======== RECORDS FOR THIS TASK
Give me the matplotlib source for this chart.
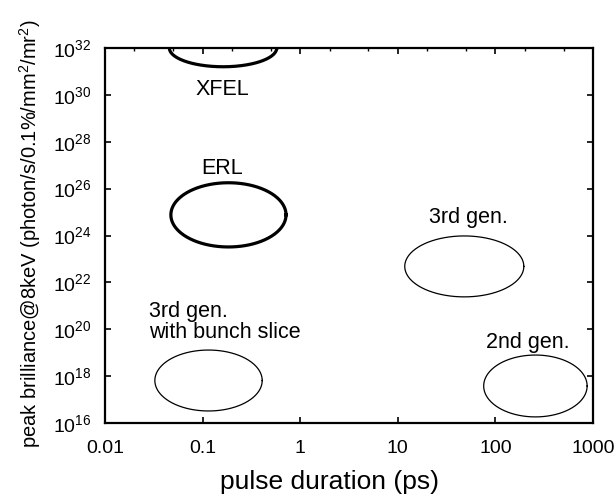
import numpy as np
import matplotlib
matplotlib.use("Agg")
import matplotlib.pyplot as plt
from matplotlib.ticker import FixedLocator, FixedFormatter, NullFormatter

# ---- data ----
x_ticks = [0.01, 0.1, 1, 10, 100, 1000]
x_tick_labels = ["0.01", "0.1", "1", "10", "100", "1000"]
y_exponents = [16, 18, 20, 22, 24, 26, 28, 30, 32]

sources = ["XFEL", "ERL", "3rd gen. with bunch slice", "3rd gen.", "2nd gen."]
pulse_center = [0.162, 0.184, 0.115, 48.0, 257.0]          # ps
brill_center = [1.0e32, 7.6e24, 6.5e17, 4.8e22, 3.8e17]     # peak brilliance
pulse_halfspan_dec = [0.55, 0.59, 0.55, 0.61, 0.53]         # decades
brill_halfspan_dec = [0.80, 1.37, 1.30, 1.30, 1.32]         # decades
thick = [True, True, False, False, False]

plt.rcParams["font.family"] = ["Liberation Sans", "DejaVu Sans"]
plt.rcParams["mathtext.fontset"] = "custom"
plt.rcParams["mathtext.rm"] = "Liberation Sans"
plt.rcParams["mathtext.it"] = "Liberation Sans:italic"
plt.rcParams["mathtext.bf"] = "Liberation Sans:bold"

fig = plt.figure(figsize=(6.15, 4.95), dpi=100)
ax = fig.add_axes([105/615, 1-423/495, 488/615, 375/495])
ax.set_xscale("log")
ax.set_yscale("log")
ax.set_xlim(0.01, 1000)
ax.set_ylim(1e16, 1e32)

t = np.linspace(0, 2*np.pi, 400)
for xc, yc, hx, hy, th in zip(pulse_center, brill_center, pulse_halfspan_dec,
                              brill_halfspan_dec, thick):
    lx = np.log10(xc) + hx*np.cos(t)
    ly = np.log10(yc) + hy*np.sin(t)
    ax.plot(10**lx, 10**ly, color="black", lw=2.3 if th else 0.9)

fs = 15.5
ax.text(0.161, 10**30.25, "XFEL", ha="center", va="center", fontsize=fs)
ax.text(0.158, 10**26.88, "ERL", ha="center", va="center", fontsize=fs)
ax.text(0.028, 10**20.33, "3rd gen.\nwith bunch slice", ha="left", va="center",
        fontsize=fs, linespacing=1.0)
ax.text(53, 10**24.75, "3rd gen.", ha="center", va="center", fontsize=fs)
ax.text(214, 10**19.42, "2nd gen.", ha="center", va="center", fontsize=fs)

ax.xaxis.set_major_locator(FixedLocator(x_ticks))
ax.xaxis.set_major_formatter(FixedFormatter(x_tick_labels))
minor = [m*d for d in [0.01, 0.1, 1, 10, 100] for m in (2, 5)]
ax.xaxis.set_minor_locator(FixedLocator(minor))
ax.xaxis.set_minor_formatter(NullFormatter())
ax.yaxis.set_major_locator(FixedLocator([10.0**e for e in y_exponents]))
ax.yaxis.set_major_formatter(FixedFormatter([r"$10^{%d}$" % e for e in y_exponents]))
ax.yaxis.set_minor_locator(FixedLocator([]))

ax.tick_params(which="major", direction="in", length=4, width=1.2,
               top=True, right=True, labelsize=14)
ax.tick_params(axis="x", which="major", pad=12)
ax.tick_params(axis="y", which="major", pad=10)
ax.tick_params(axis="x", which="minor", direction="in", length=2.5, width=1.0,
               top=True, bottom=False)
for s in ax.spines.values():
    s.set_linewidth(1.6)

ax.set_xlabel("pulse duration (ps)", fontsize=19)
ax.xaxis.set_label_coords((329-105)/488, -(470-423)/375)
ax.set_ylabel(r"peak brilliance@8keV (photon/s/0.1%/mm$^2$/mr$^2$)", fontsize=14.5)
ax.yaxis.set_label_coords((43-105)/488, (423-234)/375)

fig.savefig("out.png", dpi=100)
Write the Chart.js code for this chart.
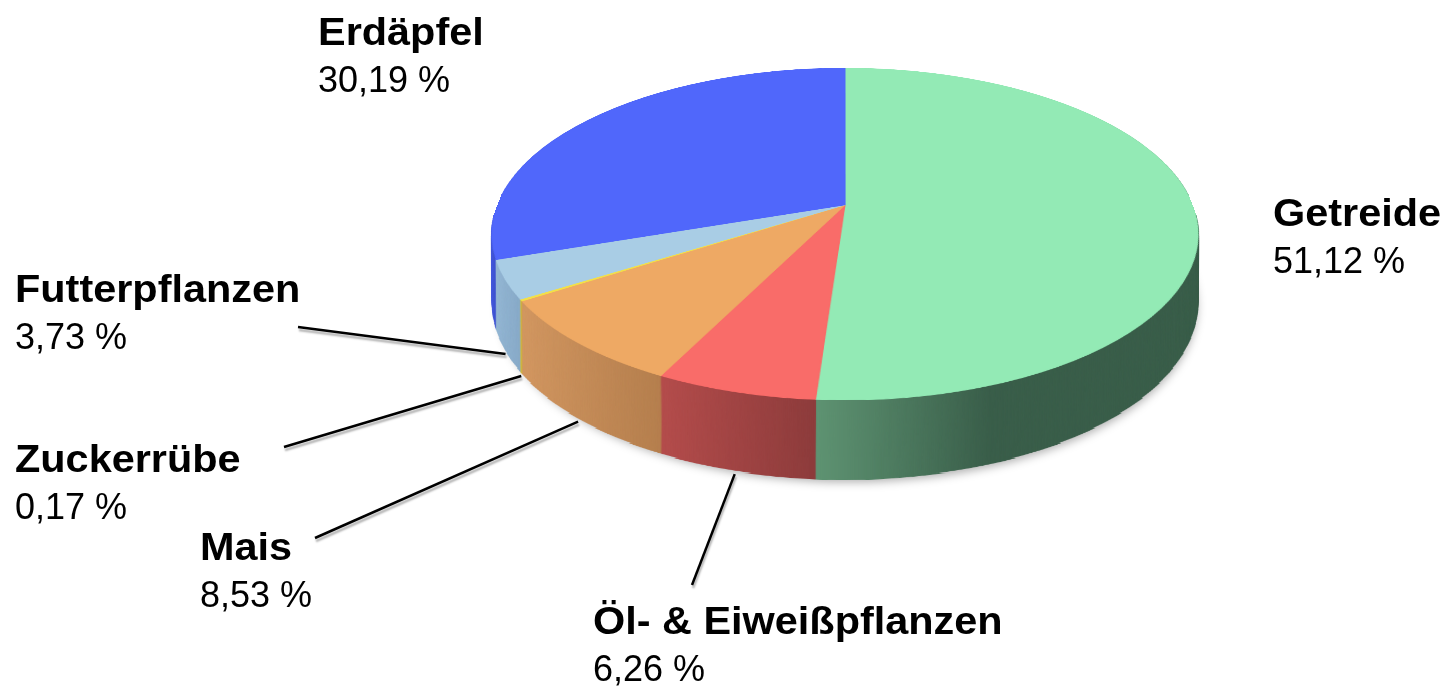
================
- **TASK TO COMPLETE**: Except for the pictures, give all the material above again verbatim.

- **TASK RESPONSE**:
Give me the matplotlib source for this chart.
import numpy as np
import matplotlib
matplotlib.use("Agg")
import matplotlib.pyplot as plt
from matplotlib.ticker import FixedLocator, FixedFormatter, NullFormatter

# ---- data ----
x_ticks = [0.01, 0.1, 1, 10, 100, 1000]
x_tick_labels = ["0.01", "0.1", "1", "10", "100", "1000"]
y_exponents = [16, 18, 20, 22, 24, 26, 28, 30, 32]

sources = ["XFEL", "ERL", "3rd gen. with bunch slice", "3rd gen.", "2nd gen."]
pulse_center = [0.162, 0.184, 0.115, 48.0, 257.0]          # ps
brill_center = [1.0e32, 7.6e24, 6.5e17, 4.8e22, 3.8e17]     # peak brilliance
pulse_halfspan_dec = [0.55, 0.59, 0.55, 0.61, 0.53]         # decades
brill_halfspan_dec = [0.80, 1.37, 1.30, 1.30, 1.32]         # decades
thick = [True, True, False, False, False]

plt.rcParams["font.family"] = ["Liberation Sans", "DejaVu Sans"]
plt.rcParams["mathtext.fontset"] = "custom"
plt.rcParams["mathtext.rm"] = "Liberation Sans"
plt.rcParams["mathtext.it"] = "Liberation Sans:italic"
plt.rcParams["mathtext.bf"] = "Liberation Sans:bold"

fig = plt.figure(figsize=(6.15, 4.95), dpi=100)
ax = fig.add_axes([105/615, 1-423/495, 488/615, 375/495])
ax.set_xscale("log")
ax.set_yscale("log")
ax.set_xlim(0.01, 1000)
ax.set_ylim(1e16, 1e32)

t = np.linspace(0, 2*np.pi, 400)
for xc, yc, hx, hy, th in zip(pulse_center, brill_center, pulse_halfspan_dec,
                              brill_halfspan_dec, thick):
    lx = np.log10(xc) + hx*np.cos(t)
    ly = np.log10(yc) + hy*np.sin(t)
    ax.plot(10**lx, 10**ly, color="black", lw=2.3 if th else 0.9)

fs = 15.5
ax.text(0.161, 10**30.25, "XFEL", ha="center", va="center", fontsize=fs)
ax.text(0.158, 10**26.88, "ERL", ha="center", va="center", fontsize=fs)
ax.text(0.028, 10**20.33, "3rd gen.\nwith bunch slice", ha="left", va="center",
        fontsize=fs, linespacing=1.0)
ax.text(53, 10**24.75, "3rd gen.", ha="center", va="center", fontsize=fs)
ax.text(214, 10**19.42, "2nd gen.", ha="center", va="center", fontsize=fs)

ax.xaxis.set_major_locator(FixedLocator(x_ticks))
ax.xaxis.set_major_formatter(FixedFormatter(x_tick_labels))
minor = [m*d for d in [0.01, 0.1, 1, 10, 100] for m in (2, 5)]
ax.xaxis.set_minor_locator(FixedLocator(minor))
ax.xaxis.set_minor_formatter(NullFormatter())
ax.yaxis.set_major_locator(FixedLocator([10.0**e for e in y_exponents]))
ax.yaxis.set_major_formatter(FixedFormatter([r"$10^{%d}$" % e for e in y_exponents]))
ax.yaxis.set_minor_locator(FixedLocator([]))

ax.tick_params(which="major", direction="in", length=4, width=1.2,
               top=True, right=True, labelsize=14)
ax.tick_params(axis="x", which="major", pad=12)
ax.tick_params(axis="y", which="major", pad=10)
ax.tick_params(axis="x", which="minor", direction="in", length=2.5, width=1.0,
               top=True, bottom=False)
for s in ax.spines.values():
    s.set_linewidth(1.6)

ax.set_xlabel("pulse duration (ps)", fontsize=19)
ax.xaxis.set_label_coords((329-105)/488, -(470-423)/375)
ax.set_ylabel(r"peak brilliance@8keV (photon/s/0.1%/mm$^2$/mr$^2$)", fontsize=14.5)
ax.yaxis.set_label_coords((43-105)/488, (423-234)/375)

fig.savefig("out.png", dpi=100)
Write the Chart.js code for this chart.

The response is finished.